My daughter is 30 and her boyfriend is 41. They are both madly in love with each other, however, he doesn't want anymore children (has 1 from previous) Daughter wants kids but not now. This would be a really hard choice to have to make. What would yours be?
If I was your daughter? I would leave. It was a dealbreaker for me. But some people work it out. My brother's wife changed her mind after the wedding and doesn't want kids. My mom screams "DIVORCE!" but he'd rather have no kids with her than have kids with someone else. It is a very personal decision.
What decision are you specifically trying to make? Or are you asking more about what should your daughter decide?
If she wants kids and he doesn't then she's going to have to decide if that's a dealbreaker for her or not...she can't assume he'll change his mind down the road, so she needs to make the best decision for herself
Thanks for all the input. Just wondering what others decisions would be if in the same situation. I am staying OUT OF IT for sure. Just talking to you guys that I don't know.
I can't be positive, but I don't think I would have let myself get to the point of being "madly in love" with someone if I knew they did not want kids and I did.
Post by statlerwaldorf on Aug 2, 2012 16:02:28 GMT -5
It was a deal breaker for me. I dated a man once that had one son and didn't want any more kids. It was hard to walk away, but I knew I wouldn't be happy in the long run.
Post by bananapancakes on Aug 2, 2012 16:45:18 GMT -5
It was and is a deal breaker for me. My husband was always on board with having kids until about 3 or 4 months ago when he told me that he wasn't sure that he wanted kids anymore. He knew this was a deal breaker for me and we came very close to separating. We've been in marriage counseling and luckily we have uncovered some underlying issues and he is now onboard with kids again. We're not rushing into anything and remain in counseling but we are now on the same page which is a relief. Had he not been able to identify and uncover these underlying issues and was certain that he didn't want kids, we would've separated and later divorced.

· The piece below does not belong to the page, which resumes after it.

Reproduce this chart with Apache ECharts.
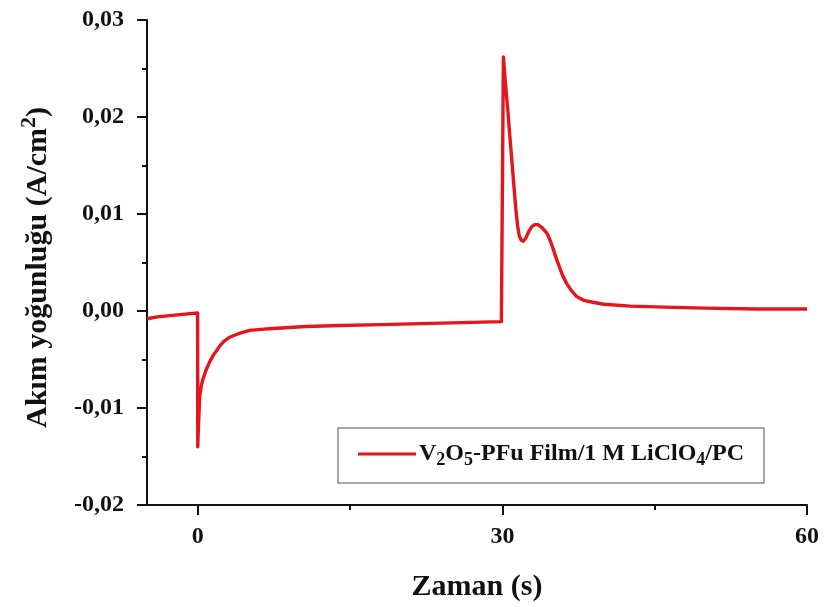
<!DOCTYPE html>
<html>
<head>
<meta charset="utf-8">
<script src="https://cdn.jsdelivr.net/npm/echarts@6/dist/echarts.min.js"></script>
<style>
  html, body { margin: 0; padding: 0; background: #fff; }
  #chart { width: 827px; height: 607px; }
</style>
</head>
<body>
<div id="chart"></div>
<script>
// Chronoamperometry trace: time (s) and current density (A/cm^2)
const timeS = [
  -5, -4, -3, -2, -1, -0.02,
  0, 0.05, 0.13, 0.2, 0.35, 0.52, 0.85, 1.15, 1.5, 1.85, 2.17, 2.6, 3.15, 3.6, 4.1, 4.6, 5.1,
  6.2, 7.4, 9, 10.7, 14, 18, 22, 26, 29.9,
  30.0, 30.1, 30.3, 30.55, 30.75, 30.95, 31.15, 31.35, 31.5, 31.65, 31.85, 32.05, 32.3, 32.6,
  32.9, 33.2, 33.5, 33.9, 34.4, 34.7, 35.0, 35.35, 35.7, 36.0, 36.35, 36.8, 37.3, 38.0, 38.9,
  40, 42.6, 46, 50, 55, 60
];
const currentDensity = [
  -0.0008, -0.0006, -0.0005, -0.0004, -0.0003, -0.0002,
  -0.0140, -0.0122, -0.0104, -0.0087, -0.0077, -0.0070, -0.0060, -0.0053, -0.0046, -0.0041,
  -0.0036, -0.0031, -0.0027, -0.0025, -0.0023, -0.00215, -0.0020,
  -0.0019, -0.0018, -0.0017, -0.0016, -0.0015, -0.0014, -0.0013, -0.0012, -0.0011,
  -0.0011, 0.0262, 0.0235, 0.0205, 0.0178, 0.0153, 0.0127, 0.0102, 0.0088, 0.0078, 0.0073,
  0.0072, 0.0075, 0.0082, 0.0087, 0.0089, 0.0089, 0.0086, 0.0080, 0.0073, 0.0064, 0.0053,
  0.0043, 0.0035, 0.0028, 0.0021, 0.0015, 0.0011, 0.0009,
  0.0007, 0.0005, 0.0004, 0.0003, 0.0002, 0.0002
];
const xMajorTicks = [0, 30, 60];
const xMinorTicks = [15, 45];
const seriesName = 'V{sub|2}O{sub|5}-PFu Film/1 M LiClO{sub|4}/PC';

const serif = '"Liberation Serif", "Times New Roman", serif';
const ink = '#111';
const points = timeS.map((t, i) => [t, currentDensity[i]]);

const chart = echarts.init(document.getElementById('chart'));
chart.setOption({
  backgroundColor: '#ffffff',
  animation: false,
  grid: { left: 147, right: 20, top: 20, bottom: 100 },
  legend: {
    left: 338, top: 428, width: 425,
    padding: [14, 20, 14, 20],
    borderColor: '#8a8a8a', borderWidth: 1.5,
    icon: 'rect', itemWidth: 58, itemHeight: 3, itemGap: 2,
    data: [{ name: seriesName }],
    formatter: n => n,
    textStyle: {
      fontFamily: serif, fontWeight: 'bold', fontSize: 24, color: ink,
      padding: [0, 0, 0, -2],
      rich: {
        sub: { fontFamily: serif, fontWeight: 'bold', fontSize: 18, padding: [12, 0, 0, 0], color: ink }
      }
    }
  },
  xAxis: [
    {
      type: 'value', min: -5, max: 60,
      splitLine: { show: false },
      axisLine: { onZero: false, lineStyle: { color: ink, width: 2 } },
      axisTick: { customValues: xMajorTicks, length: 10, lineStyle: { color: ink, width: 2 } },
      axisLabel: {
        customValues: xMajorTicks, margin: 20,
        fontFamily: serif, fontWeight: 'bold', fontSize: 24, color: ink
      },
      name: 'Zaman (s)', nameLocation: 'middle', nameGap: 67,
      nameTextStyle: { fontFamily: serif, fontWeight: 'bold', fontSize: 30, color: ink }
    },
    {
      type: 'value', min: -5, max: 60, position: 'bottom',
      splitLine: { show: false },
      axisLine: { show: false, onZero: false },
      axisTick: { customValues: xMinorTicks, length: 5, lineStyle: { color: ink, width: 2 } },
      axisLabel: { show: false }
    }
  ],
  yAxis: {
    type: 'value', min: -0.02, max: 0.03, interval: 0.01,
    splitLine: { show: false },
    axisLine: { show: true, onZero: false, lineStyle: { color: ink, width: 2 } },
    axisTick: { show: true, length: 10, lineStyle: { color: ink, width: 2 } },
    minorTick: { show: true, splitNumber: 2, length: 5, lineStyle: { color: ink, width: 2 } },
    axisLabel: {
      margin: 23,
      fontFamily: serif, fontWeight: 'bold', fontSize: 24, color: ink,
      formatter: v => (Math.round(v * 100) / 100).toFixed(2).replace('.', ',')
    },
    name: 'Akım yoğunluğu (A/cm{sup|2})',
    nameLocation: 'middle', nameGap: 89, nameRotate: 90,
    nameTextStyle: {
      fontFamily: serif, fontWeight: 'bold', fontSize: 30, color: ink,
      padding: [0, 10, 0, 0],
      rich: {
        sup: { fontFamily: serif, fontWeight: 'bold', fontSize: 22, padding: [0, 0, 18, 0], color: ink }
      }
    }
  },
  series: [
    {
      name: seriesName,
      type: 'line',
      xAxisIndex: 0,
      data: points,
      showSymbol: false,
      smooth: false,
      color: '#e4161c',
      lineStyle: { color: '#e4161c', width: 3.4, join: 'round' }
    }
  ]
});
</script>
</body>
</html>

Post by CheshireGrin on Aug 2, 2012 17:49:38 GMT -5
So, this is pretty much me right now exactly. I'm 30 and the guy I'm seeing(?) is 44. Everything is going really well, but I have hesitated to put a label on things, mostly because I keep getting hung up on the age issue. I'm not sure if I want kids or not. For the most part, I have thought that I didn't, but as I get older I have some hesitations and I'm not ready to say absolutely that I don't. Being with him would mean making that an absolute, and I'm really struggling with what I want. But I like him a lot and we have an incredible friendship, which is absolutely different from any relationship I have been in previously.
Interestingly, my mom and I have had many lengthy conversations about this whole topic, so my first reaction to this post was, "...Mom?"
It's okay, though, because I DO get your screen name and love you a lot for it. Our cats are named George Michael and Maeby.
** jumping in **
My dogs names are Buster and Franklin. When we were thinking about adopting a girl dog, her name would have been Maeby. Arrested Development is wonderful.
I think this is one of those no-doubt dealbreakers. You can't really compromise between kids and no kids. One of the parties will always be giving in, and most likely will end up resentful.
When I had to tell my H that I had changed my mind about kids (we were staunchly on the no-kids train for our entire relationship), I actually CRIED as I said it to him. Because I knew that if he said he hadn't changed his mind- it would be the end of our marriage. No matter how much we loved each other, you can't compromise on kids.
Cheshire Grin...Really I'm not your Mom. That part is too funny. I would never interfere in my daughter's decision but she is exactly where you are right now too. It's really sad becaue when they first started dating he told her he wanted more kids and now since they are really serious he has changed his mind.